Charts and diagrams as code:
========================

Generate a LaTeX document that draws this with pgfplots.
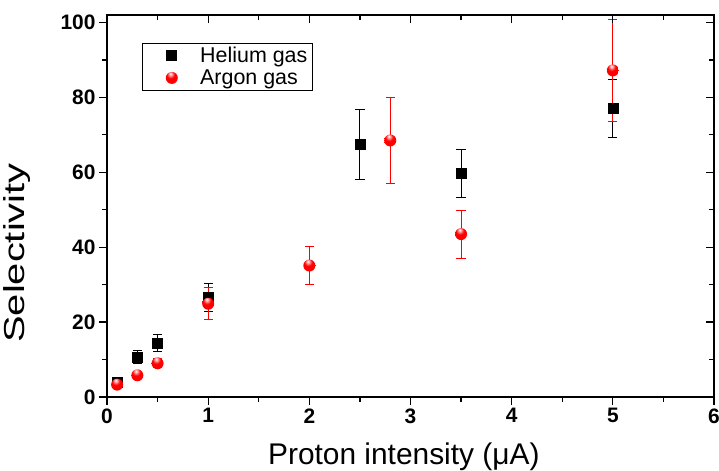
\documentclass[border=0pt]{standalone}
\usepackage{fontspec}
\setmainfont{Liberation Sans}
\usepackage{pgfplots}
\pgfplotsset{compat=1.18}
\usepackage{pgfplotstable}

\pgfplotstableread{
x y e
0.1 4.0 0.5
0.3 10.7 1.8
0.5 14.4 2.2
1 26.6 3.7
2.5 67.5 9.4
3.5 59.7 6.5
5 77.0 7.8
}\helium

\pgfplotstableread{
x y e
0.1 3.3 0.4
0.3 5.8 0.5
0.5 9.0 1.2
1 24.9 4.3
2 35.1 5.1
2.8 68.5 11.6
3.5 43.5 6.4
5 87.2 13.7
}\argon

\newcommand{\legfont}{\fontsize{21.5}{24}\selectfont}

\pgfdeclareradialshading{redball}{\pgfpoint{-6bp}{18bp}}{%
  color(0bp)=(white); color(6bp)=(red!35!white); color(16bp)=(red);
  color(45bp)=(red); color(60bp)=(red!80!black); color(80bp)=(red!70!black)}
\pgfdeclareplotmark{redball}{%
  \pgfpathcircle{\pgfpointorigin}{\pgfplotmarksize}%
  \pgfshadepath{redball}{0}%
  \pgfusepath{}}

\begin{document}
\begin{tikzpicture}
\pgfplotsset{
  commonaxis/.style={
    scale only axis, width=607bp, height=382bp,
    xmin=0, xmax=6, ymin=0, ymax=102,
    xtick={0,1,...,6}, ytick={0,20,...,100},
    minor x tick num=1, minor y tick num=1,
    axis line style={line width=1.3bp},
    tick style={line width=1.3bp, black},
    major tick length=8bp, minor tick length=5bp,
  }
}
\begin{axis}[commonaxis,
  tick align=outside, xtick pos=left, ytick pos=left,
  /pgf/number format/assume math mode=true,
  ticklabel style={font=\fontsize{21}{21}\selectfont\bfseries},
  xlabel={\fontsize{30}{30}\selectfont Proton intensity (μA)},
  ylabel={\scalebox{1.38}[1]{\fontsize{29}{29}\selectfont Selectivity}},
  every axis x label/.style={at={(axis description cs:0.489,0)}, anchor=base, yshift=-67bp},
  every axis y label/.style={at={(axis description cs:-0.1367,0.377)}, rotate=90, anchor=base},
  legend style={at={(axis description cs:0.0577,0.927)}, anchor=north west, draw=black, line width=0.8bp,
    inner xsep=3bp, inner ysep=2bp, row sep=1.5bp},
  legend image code/.code={\path (0bp,0bp) (52bp,0bp); \draw[#1] plot coordinates {(26bp,0bp)};},
  legend cell align=left,
]
\addplot[only marks, mark=square*, mark size=5bp, black,
  error bars/.cd, y dir=both, y explicit,
  error bar style={black, line width=1bp},
  error mark options={rotate=90, mark size=4.6bp, line width=1bp, black}]
  table[x=x, y=y, y error=e]{\helium};
\addlegendentry{\legfont Helium gas}
\addplot[only marks, mark=redball, mark size=6bp, red,
  error bars/.cd, y dir=both, y explicit,
  error bar style={red, line width=1bp},
  error mark options={rotate=90, mark size=4.6bp, line width=1bp, red}]
  table[x=x, y=y, y error=e]{\argon};
\addlegendentry{\legfont Argon gas}
\end{axis}
\begin{axis}[commonaxis,
  tick align=inside, xtick pos=right, ytick pos=right,
  xticklabels={}, yticklabels={}]
\end{axis}
\pgfresetboundingbox
\path[use as bounding box] ([xshift=-107bp,yshift=-74bp]current axis.south west) rectangle ([xshift=5bp,yshift=15bp]current axis.north east);
\end{tikzpicture}
\end{document}
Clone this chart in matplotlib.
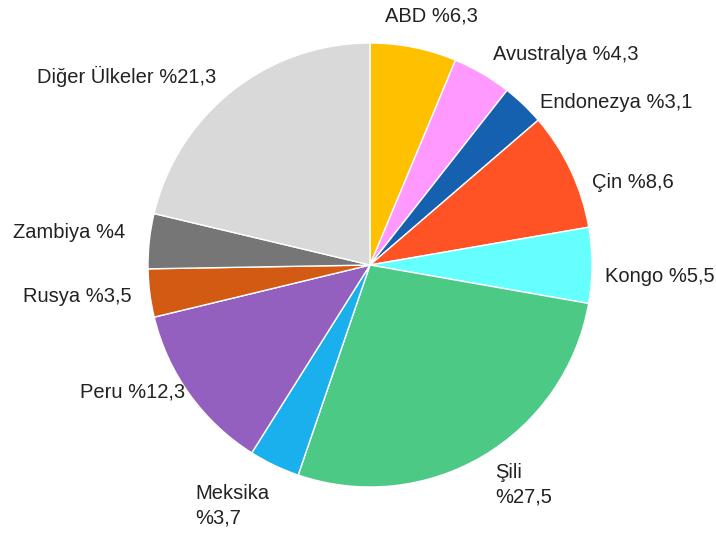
import matplotlib
matplotlib.use("Agg")
import matplotlib.pyplot as plt

# data
countries = ["ABD", "Avustralya", "Endonezya", "Çin", "Kongo", "Şili",
             "Meksika", "Peru", "Rusya", "Zambiya", "Diğer Ülkeler"]
shares = [6.3, 4.3, 3.1, 8.6, 5.5, 27.5, 3.7, 12.3, 3.5, 4, 21.3]
label_texts = ["ABD %6,3", "Avustralya %4,3", "Endonezya %3,1", "Çin %8,6",
               "Kongo %5,5", "Şili\n%27,5", "Meksika\n%3,7", "Peru %12,3",
               "Rusya %3,5", "Zambiya %4", "Diğer Ülkeler %21,3"]

colors = ["#FFC000", "#FF99FF", "#1660B0", "#FF5325", "#66FFFF", "#4DC986",
          "#1AB0EE", "#9460C0", "#D25A12", "#767676", "#D9D9D9"]

# label anchor points in pixels (left x, centre y) of the 716x534 picture
label_px = [(385, 16), (493, 55), (540, 102), (592, 183), (605, 277),
            (495, 485), (195, 506), (80, 392), (23, 297), (13, 233), (37, 76)]

plt.rcParams["font.family"] = ["Liberation Sans", "DejaVu Sans"]

W, H = 716, 534
cx, cy, R = 370, 265, 222

fig = plt.figure(figsize=(W / 100, H / 100), dpi=100)
ax = fig.add_axes([0, 0, 1, 1])
ax.pie(shares, colors=colors, startangle=90, counterclock=False,
       radius=1, wedgeprops=dict(edgecolor="white", linewidth=1))
ax.set_xlim(-cx / R, (W - cx) / R)
ax.set_ylim(-(H - cy) / R, cy / R)
ax.set_aspect("auto")
ax.axis("off")

for txt, (px, py) in zip(label_texts, label_px):
    ax.text((px - cx) / R, (cy - py) / R, txt, ha="left", va="center",
            fontsize=14.5, color="#222222", linespacing=1.35)

fig.savefig("out.png", dpi=100, facecolor="white")
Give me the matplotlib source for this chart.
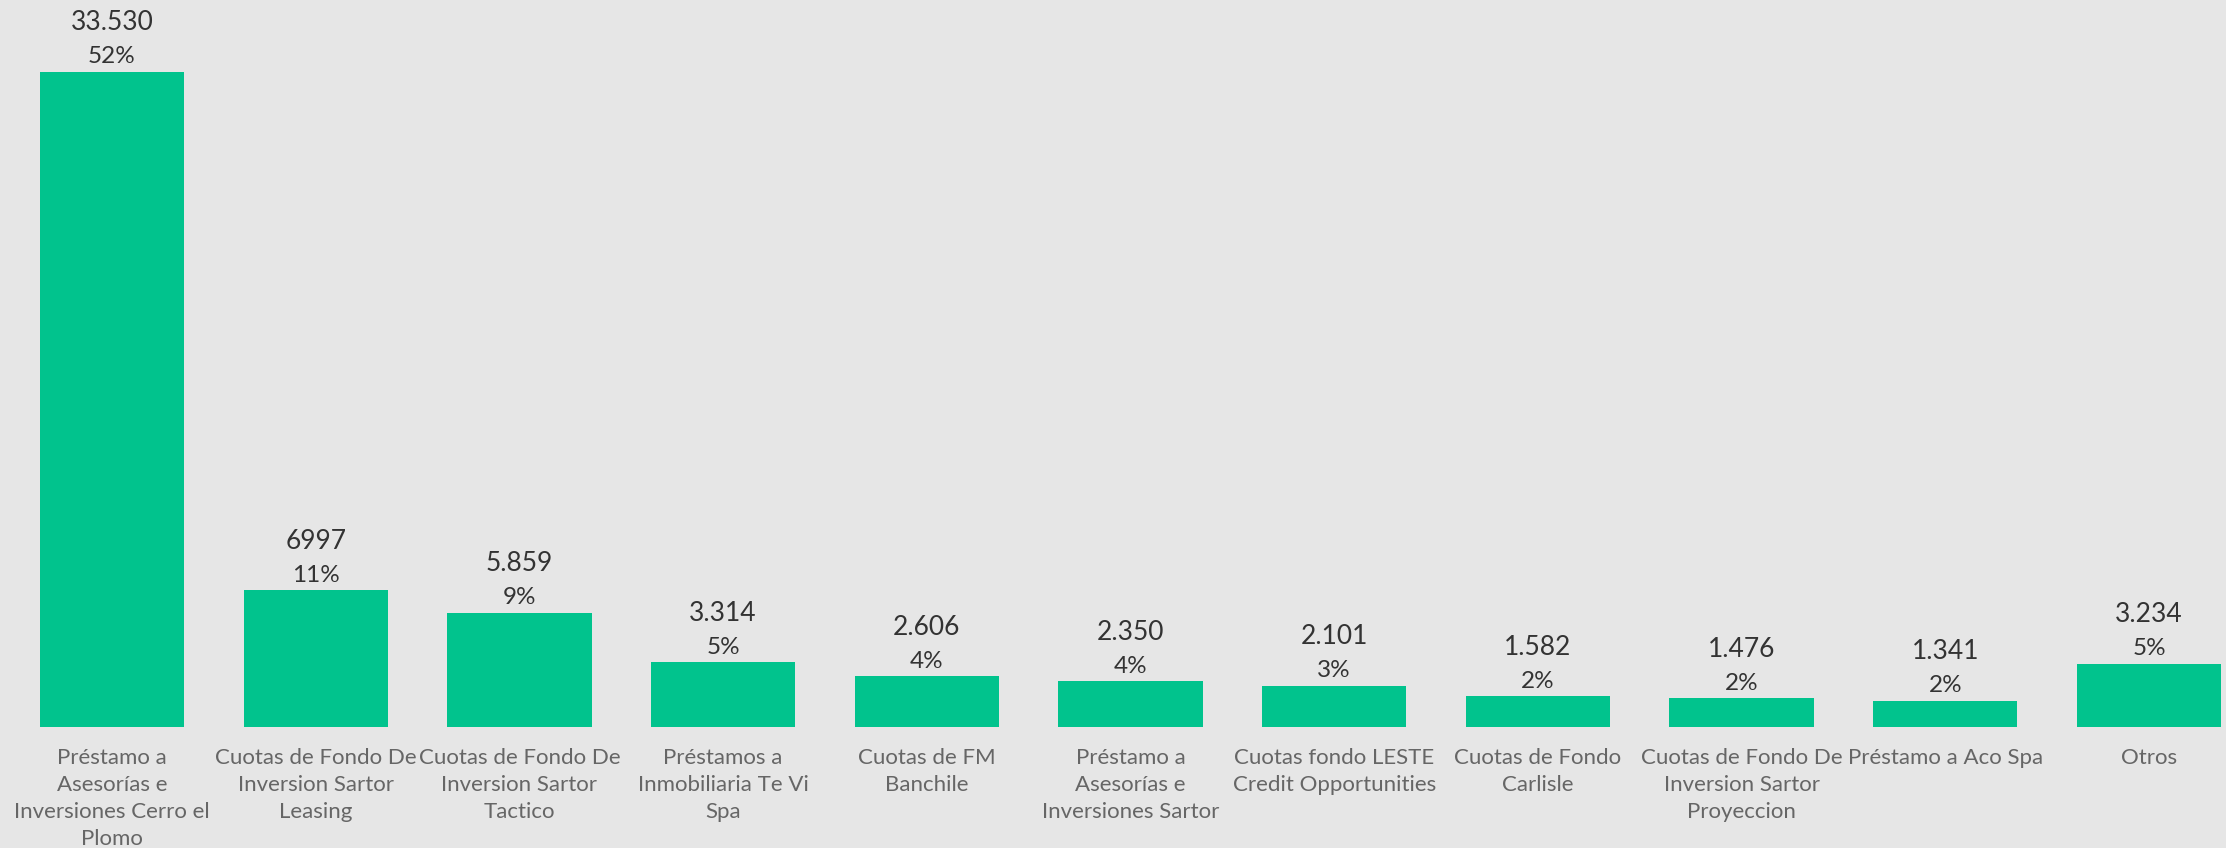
import matplotlib.pyplot as plt
from matplotlib import font_manager

# data
categories = [
    "Préstamo a\nAsesorías e\nInversiones Cerro el\nPlomo",
    "Cuotas de Fondo De\nInversion Sartor\nLeasing",
    "Cuotas de Fondo De\nInversion Sartor\nTactico",
    "Préstamos a\nInmobiliaria Te Vi\nSpa",
    "Cuotas de FM\nBanchile",
    "Préstamo a\nAsesorías e\nInversiones Sartor",
    "Cuotas fondo LESTE\nCredit Opportunities",
    "Cuotas de Fondo\nCarlisle",
    "Cuotas de Fondo De\nInversion Sartor\nProyeccion",
    "Préstamo a Aco Spa",
    "Otros",
]
values = [33530, 6997, 5859, 3314, 2606, 2350, 2101, 1582, 1476, 1341, 3234]
value_labels = ["33.530", "6997", "5.859", "3.314", "2.606", "2.350",
                "2.101", "1.582", "1.476", "1.341", "3.234"]
pct_labels = ["52%", "11%", "9%", "5%", "4%", "4%", "3%", "2%", "2%", "2%", "5%"]

bg = "#e6e6e6"
bar_color = "#01c38d"

names = {f.name for f in font_manager.fontManager.ttflist}
family = "Lato" if "Lato" in names else "Open Sans"

W, H, dpi = 2226, 848, 100
fig = plt.figure(figsize=(W / dpi, H / dpi), dpi=dpi, facecolor=bg)
# axes bottom sits on the bar baseline
ax = fig.add_axes([0, (H - 727) / H, 1, 727 / H])
ax.set_facecolor(bg)

x = list(range(len(values)))
ax.bar(x, values, width=0.708, color=bar_color)

slot = 203.7
ax.set_xlim(-112 / slot, (W - 112) / slot)
ax.set_ylim(0, 33530 * 727 / 655)

for xi, v, vl, pl in zip(x, values, value_labels, pct_labels):
    ax.annotate(vl, (xi, v), xytext=(0, 49), textcoords="offset pixels",
                ha="center", va="center", fontsize=19, color="#333333",
                family=family)
    ax.annotate(pl, (xi, v), xytext=(0, 15), textcoords="offset pixels",
                ha="center", va="center", fontsize=17.5, color="#333333",
                family=family)

ax.set_xticks(x)
ax.set_xticklabels(categories, fontsize=16, color="#666666", family=family,
                   linespacing=1.45)
ax.tick_params(axis="x", length=0, pad=15)
ax.set_yticks([])
for s in ax.spines.values():
    s.set_visible(False)

fig.savefig("out.png", dpi=dpi, facecolor=bg)
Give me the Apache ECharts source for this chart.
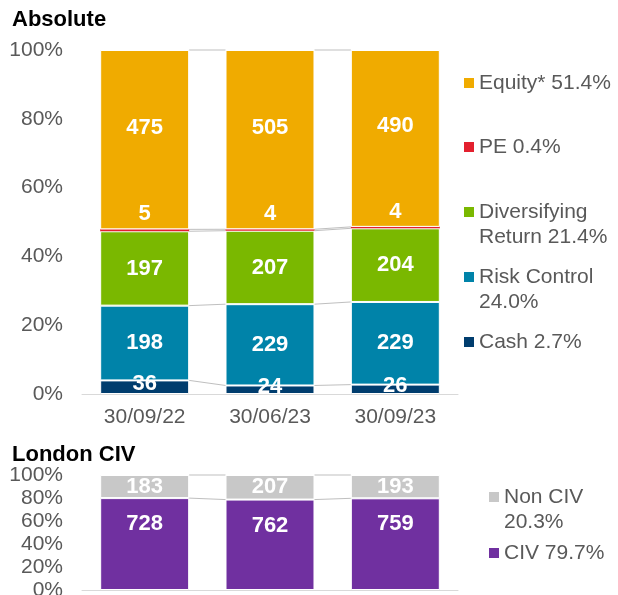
<!DOCTYPE html>
<html>
<head>
<meta charset="utf-8">
<script src="https://cdn.jsdelivr.net/npm/echarts@6/dist/echarts.min.js"></script>
<style>
html,body{margin:0;padding:0;background:#fff;}
#main{width:618px;height:595px;}
</style>
</head>
<body>
<div id="main"></div>
<script>
// ---- Data ----
const categories = ['30/09/22', '30/06/23', '30/09/23'];
const cash = [36, 24, 26];
const riskControl = [198, 229, 229];
const divReturn = [197, 207, 204];
const pe = [5, 4, 4];
const equity = [475, 505, 490];
const civ = [728, 762, 759];
const nonCiv = [183, 207, 193];
const topNames = ['Cash', 'Risk Control', 'Diversifying Return', 'PE', 'Equity*'];
const topLegendLabels = ['Cash 2.7%', 'Risk Control\n24.0%', 'Diversifying\nReturn 21.4%', 'PE 0.4%', 'Equity* 51.4%'];
const botNames = ['CIV', 'Non CIV'];
const botLegendLabels = ['CIV 79.7%', 'Non CIV\n20.3%'];
const titles = ['Absolute', 'London CIV'];

// ---- Styles ----
const FONT = 'Liberation Sans, Arial, sans-serif';
const topColors = ['#003D6E', '#0083A9', '#7AB800', '#E3202E', '#F0AB00'];
const botColors = ['#7030A0', '#C8C8C8'];
const BAR_FRAC = 0.71;

function toPct(arrs) {
  const totals = arrs[0].map((_, i) => arrs.reduce((s, a) => s + a[i], 0));
  return arrs.map(a => a.map((v, i) => v / totals[i] * 100));
}
function connectorData(pcts) {
  const out = [];
  const cum = pcts[0].map(() => 0);
  pcts.forEach(p => {
    p.forEach((v, i) => { cum[i] += v; });
    for (let i = 0; i < cum.length - 1; i++) out.push([i, cum[i], cum[i + 1]]);
  });
  return out;
}
function connectorSeries(pcts, idx) {
  return {
    type: 'custom', xAxisIndex: idx, yAxisIndex: idx, z: 1, silent: true,
    data: connectorData(pcts),
    encode: { x: 0, y: 1 },
    renderItem: function (params, api) {
      const i = api.value(0);
      const p1 = api.coord([i, api.value(1)]);
      const p2 = api.coord([i + 1, api.value(2)]);
      const half = api.size([1, 0])[0] * BAR_FRAC / 2;
      return {
        type: 'line',
        shape: { x1: p1[0] + half, y1: p1[1], x2: p2[0] - half, y2: p2[1] },
        style: { stroke: '#BFBFBF', lineWidth: 1 }
      };
    }
  };
}
function barSeries(name, raw, pct, color, idx, labelOpt, borderW) {
  return {
    name: name, type: 'bar', stack: 'g' + idx, xAxisIndex: idx, yAxisIndex: idx,
    barWidth: (BAR_FRAC * 100) + '%', z: 2,
    data: pct,
    itemStyle: { color: color, borderColor: '#ffffff', borderWidth: borderW },
    label: Object.assign({
      show: true, position: 'inside', color: '#ffffff', fontWeight: 'bold',
      fontSize: 22, fontFamily: FONT,
      formatter: p => String(raw[p.dataIndex])
    }, labelOpt || {})
  };
}

const topRaw = [cash, riskControl, divReturn, pe, equity];
const topPct = toPct(topRaw);
const botRaw = [civ, nonCiv];
const botPct = toPct(botRaw);

const topLabelOpts = [
  { offset: [0, -3] },
  {},
  {},
  { position: 'top', distance: 4 },
  { offset: [0, -12] }
];
const botLabelOpts = [
  { position: 'insideTop', distance: 15 },
  {}
];

const series = [];
series.push(connectorSeries(topPct, 0));
series.push(connectorSeries(botPct, 1));
topNames.forEach((n, k) => series.push(barSeries(n, topRaw[k], topPct[k], topColors[k], 0, topLabelOpts[k], k === 3 ? 0 : 1)));
botNames.forEach((n, k) => series.push(barSeries(n, botRaw[k], botPct[k], botColors[k], 1, botLabelOpts[k], 1)));

const ICON_RECT = 'path://M0,0h10v10h-10z';
const ICON_TOP = 'path://M0,0h10v10h-10zM0,34.9h0.1v0.1h-0.1z';

function makeLegend(name, label, color, left, top) {
  const two = label.indexOf('\n') >= 0;
  return {
    left: left, top: top, padding: 0, orient: 'vertical',
    itemWidth: 10, itemHeight: two ? 35 : 10, itemGap: 0, selectedMode: false,
    data: [{ name: name, icon: two ? ICON_TOP : ICON_RECT, itemStyle: { color: color, borderWidth: 0 } }],
    formatter: () => label,
    textStyle: { fontSize: 21, color: '#595959', fontFamily: FONT, lineHeight: 25, padding: [0, 0, 0, 0] }
  };
}
const legendTops = [329.5, 264.5, 199.5, 134.5, 70.5];
const botLegendTops = [540.5, 484.5];
const legends = [];
topNames.forEach((n, k) => legends.push(makeLegend(n, topLegendLabels[k], topColors[k], 464, legendTops[k])));
botNames.forEach((n, k) => legends.push(makeLegend(n, botLegendLabels[k], botColors[k], 489, botLegendTops[k])));

function xAxis(idx, showLabel) {
  return {
    gridIndex: idx, type: 'category', data: categories,
    axisLine: { lineStyle: { color: '#D9D9D9', width: 1 } },
    axisTick: { show: false },
    axisLabel: { show: showLabel, color: '#595959', fontSize: 21, fontFamily: FONT, margin: 13 }
  };
}
function yAxis(idx) {
  return {
    gridIndex: idx, type: 'value', min: 0, max: 100, interval: 20,
    axisLine: { show: false }, axisTick: { show: false }, splitLine: { show: false },
    axisLabel: { formatter: '{value}%', color: '#595959', fontSize: 21, fontFamily: FONT, margin: 19, hideOverlap: false }
  };
}

const chart = echarts.init(document.getElementById('main'), null, { renderer: 'canvas' });
chart.setOption({
  animation: false,
  backgroundColor: '#ffffff',
  title: [
    { text: titles[0], left: 12, top: 9, padding: 0, textStyle: { fontSize: 22, fontWeight: 'bold', color: '#000', fontFamily: FONT } },
    { text: titles[1], left: 12, top: 444, padding: 0, textStyle: { fontSize: 22, fontWeight: 'bold', color: '#000', fontFamily: FONT } }
  ],
  legend: legends,
  grid: [
    { left: 82, width: 376, top: 50, height: 344, outerBoundsMode: 'none', containLabel: false },
    { left: 82, width: 376, top: 475, height: 115, outerBoundsMode: 'none', containLabel: false }
  ],
  xAxis: [xAxis(0, true), xAxis(1, false)],
  yAxis: [yAxis(0), yAxis(1)],
  series: series
});
</script>
</body>
</html>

========================

- _The task_: Go back to the lines above and output, exactly as they stand, the ones from the line containing "Give me the matplotlib source for this chart." to the line containing "from matplotlib import font_manager". Leave all pictures behind.

- _Exercise answer_:
Give me the matplotlib source for this chart.
import matplotlib.pyplot as plt
from matplotlib import font_manager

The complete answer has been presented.